Overall, the question became: what is sufficient manipulation/regulation to ensure sound pricing without the cost outweighing the benefits? Sounds pretty straightforward right? Well…not so much. Though unlikely to receive funding due to increasing budget cuts, the Act would have had numerous effects on agriculture.

Primarily, the Act could affect agriculture by addressing “commodity swaps” and giving a precise definition of a “commodity.” Commodity swaps are typically used as a hedging device to protect one’s self against the rising or falling price of a commodity. For example, say a company buys a lot of oil. This company can buy a contract, or pay a premium, for the legal right to purchase oil at a fixed price for a certain amount of time.

This could potentially save them millions in the long run, making the premium paid for those contracts seem like nothing. Dodd-Frank has repealed all exemptions granted to security-based swaps. Though the exact terms aren’t yet clear, Title VII states; “Except as provided otherwise, no Federal assistance may be provided to any swaps entity with respect to any swap, security-based swap, or other activity of the swaps entity" (Thomas). 

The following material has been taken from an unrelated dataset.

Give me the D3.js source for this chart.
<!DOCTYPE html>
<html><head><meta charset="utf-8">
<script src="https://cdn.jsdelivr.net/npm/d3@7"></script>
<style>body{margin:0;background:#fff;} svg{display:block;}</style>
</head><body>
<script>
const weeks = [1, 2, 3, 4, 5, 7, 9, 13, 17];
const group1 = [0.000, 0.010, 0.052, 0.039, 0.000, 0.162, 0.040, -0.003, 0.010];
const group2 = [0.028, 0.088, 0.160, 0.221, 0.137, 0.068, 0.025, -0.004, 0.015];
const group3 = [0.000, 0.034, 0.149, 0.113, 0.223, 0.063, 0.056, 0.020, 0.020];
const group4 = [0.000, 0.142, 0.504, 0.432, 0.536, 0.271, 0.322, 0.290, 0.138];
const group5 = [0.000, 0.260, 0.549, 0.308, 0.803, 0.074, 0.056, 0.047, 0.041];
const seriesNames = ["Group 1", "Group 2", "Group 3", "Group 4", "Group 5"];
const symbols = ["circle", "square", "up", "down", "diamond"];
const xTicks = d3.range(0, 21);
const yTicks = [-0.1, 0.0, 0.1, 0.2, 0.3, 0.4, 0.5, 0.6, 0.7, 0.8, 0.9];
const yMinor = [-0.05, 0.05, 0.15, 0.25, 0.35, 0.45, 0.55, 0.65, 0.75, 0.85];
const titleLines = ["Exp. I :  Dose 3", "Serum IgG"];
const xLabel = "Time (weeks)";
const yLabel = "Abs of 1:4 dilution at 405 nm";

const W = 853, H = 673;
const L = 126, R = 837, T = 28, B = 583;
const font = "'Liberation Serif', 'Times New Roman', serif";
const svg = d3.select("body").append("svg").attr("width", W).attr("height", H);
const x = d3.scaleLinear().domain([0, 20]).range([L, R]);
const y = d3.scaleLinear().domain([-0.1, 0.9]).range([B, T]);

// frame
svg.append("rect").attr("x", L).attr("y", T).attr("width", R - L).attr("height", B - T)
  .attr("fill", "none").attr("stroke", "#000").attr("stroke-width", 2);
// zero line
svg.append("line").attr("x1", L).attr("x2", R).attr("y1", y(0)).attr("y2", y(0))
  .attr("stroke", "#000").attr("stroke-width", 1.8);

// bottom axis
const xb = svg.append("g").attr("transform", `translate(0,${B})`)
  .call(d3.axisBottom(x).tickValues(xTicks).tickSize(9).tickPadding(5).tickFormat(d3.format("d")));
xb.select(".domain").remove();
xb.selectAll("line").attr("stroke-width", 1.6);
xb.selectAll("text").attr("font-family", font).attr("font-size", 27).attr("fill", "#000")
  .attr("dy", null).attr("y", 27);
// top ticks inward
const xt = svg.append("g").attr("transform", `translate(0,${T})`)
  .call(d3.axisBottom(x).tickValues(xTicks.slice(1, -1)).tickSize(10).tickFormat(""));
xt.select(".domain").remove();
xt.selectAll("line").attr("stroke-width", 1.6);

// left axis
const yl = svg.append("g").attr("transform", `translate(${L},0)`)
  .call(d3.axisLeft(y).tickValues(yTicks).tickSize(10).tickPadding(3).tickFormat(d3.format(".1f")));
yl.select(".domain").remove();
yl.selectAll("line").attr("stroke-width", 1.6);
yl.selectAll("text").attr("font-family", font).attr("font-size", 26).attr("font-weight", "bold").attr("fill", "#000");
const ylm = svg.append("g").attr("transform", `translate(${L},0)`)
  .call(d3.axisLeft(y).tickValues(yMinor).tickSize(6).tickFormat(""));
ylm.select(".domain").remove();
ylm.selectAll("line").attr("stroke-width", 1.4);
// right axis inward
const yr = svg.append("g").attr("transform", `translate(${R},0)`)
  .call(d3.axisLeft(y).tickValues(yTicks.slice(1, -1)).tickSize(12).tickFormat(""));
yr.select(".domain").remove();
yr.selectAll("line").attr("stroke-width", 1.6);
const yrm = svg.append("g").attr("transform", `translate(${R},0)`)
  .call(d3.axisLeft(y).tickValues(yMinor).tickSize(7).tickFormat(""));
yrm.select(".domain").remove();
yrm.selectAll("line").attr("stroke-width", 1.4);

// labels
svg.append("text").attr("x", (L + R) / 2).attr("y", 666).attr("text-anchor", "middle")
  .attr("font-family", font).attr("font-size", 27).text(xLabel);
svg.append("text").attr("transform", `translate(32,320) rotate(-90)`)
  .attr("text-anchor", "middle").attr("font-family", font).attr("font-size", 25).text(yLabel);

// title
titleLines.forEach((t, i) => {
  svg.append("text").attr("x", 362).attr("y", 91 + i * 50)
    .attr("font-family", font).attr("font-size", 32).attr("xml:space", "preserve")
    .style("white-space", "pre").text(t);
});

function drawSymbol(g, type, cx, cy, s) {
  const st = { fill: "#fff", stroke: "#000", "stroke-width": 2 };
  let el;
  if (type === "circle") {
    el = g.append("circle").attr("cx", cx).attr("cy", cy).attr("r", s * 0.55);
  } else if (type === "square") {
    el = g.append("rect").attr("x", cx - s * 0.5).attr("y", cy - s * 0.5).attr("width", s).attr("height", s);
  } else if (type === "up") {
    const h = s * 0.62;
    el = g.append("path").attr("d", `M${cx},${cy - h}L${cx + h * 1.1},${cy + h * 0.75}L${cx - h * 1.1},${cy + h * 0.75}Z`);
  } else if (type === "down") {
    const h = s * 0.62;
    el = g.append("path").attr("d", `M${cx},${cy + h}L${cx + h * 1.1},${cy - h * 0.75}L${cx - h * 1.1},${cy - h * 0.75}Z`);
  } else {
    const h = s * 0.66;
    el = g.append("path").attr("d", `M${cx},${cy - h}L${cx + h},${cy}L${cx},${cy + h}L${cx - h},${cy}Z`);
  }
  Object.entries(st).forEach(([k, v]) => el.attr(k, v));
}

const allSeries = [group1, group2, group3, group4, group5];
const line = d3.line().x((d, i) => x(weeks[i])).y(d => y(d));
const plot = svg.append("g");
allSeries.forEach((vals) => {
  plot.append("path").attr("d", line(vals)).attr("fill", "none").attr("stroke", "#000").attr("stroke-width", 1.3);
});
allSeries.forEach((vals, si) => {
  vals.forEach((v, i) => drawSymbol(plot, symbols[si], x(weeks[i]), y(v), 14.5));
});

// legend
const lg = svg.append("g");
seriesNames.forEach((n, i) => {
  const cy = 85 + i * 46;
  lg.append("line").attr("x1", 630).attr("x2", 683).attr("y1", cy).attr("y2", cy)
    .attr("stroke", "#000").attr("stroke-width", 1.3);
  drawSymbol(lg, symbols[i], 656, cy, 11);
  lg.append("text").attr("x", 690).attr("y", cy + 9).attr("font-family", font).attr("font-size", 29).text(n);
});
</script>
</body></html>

This mandate could affect farming cooperatives if the Commodity Futures Trading Commission (CFTC) decides to define them as swap dealers rather than farm cooperatives and thus subjecting them to the regulations and capital requirements imposed on swap dealers. This could have dramatic impacts on people such as dairy farmers by hindering their ability to manage the risk of falling milk prices and rising production costs, a risk that could usually be transferred to a swap dealer through a commodity swap. A solution to this problem would be to term cooperatives, such as Dairy Farmers of America, as end-users rather than swap dealers, and exempting agricultural cooperatives altogether. Clearly, definitions become incredibly important at this point, and are primarily left to the discretion of the CFTC. Before this Act, “commodities” wasn’t so much a noun as it was a reference to a group of investment securities; some popular ones being oil, coffee, corn, cotton, and pork bellies. Without a precise definition, it will be much harder to know who to exempt and who to impose regulations on. Consequently, without exemption, growers will have to assume the financial risk associated with commodity price fluctuations, leaving America’s farmers incredibly vulnerable.

Having a degree in finance, I was eager to right this blog, and found it fairly easy to do so. However, what I could never have comprehended a year ago is the far reaching impact imposed legislation could have on the different sectors of America. In this instance, a bill directed at keeping Wall Street honest could have come back to wreak havoc on America’s farmers and agricultural communities. Let’s hope that the current budget cuts end up eliminating funding for the Dodd-Frank Act, otherwise we could find ourselves paying more for a gallon of milk than a barrel of oil.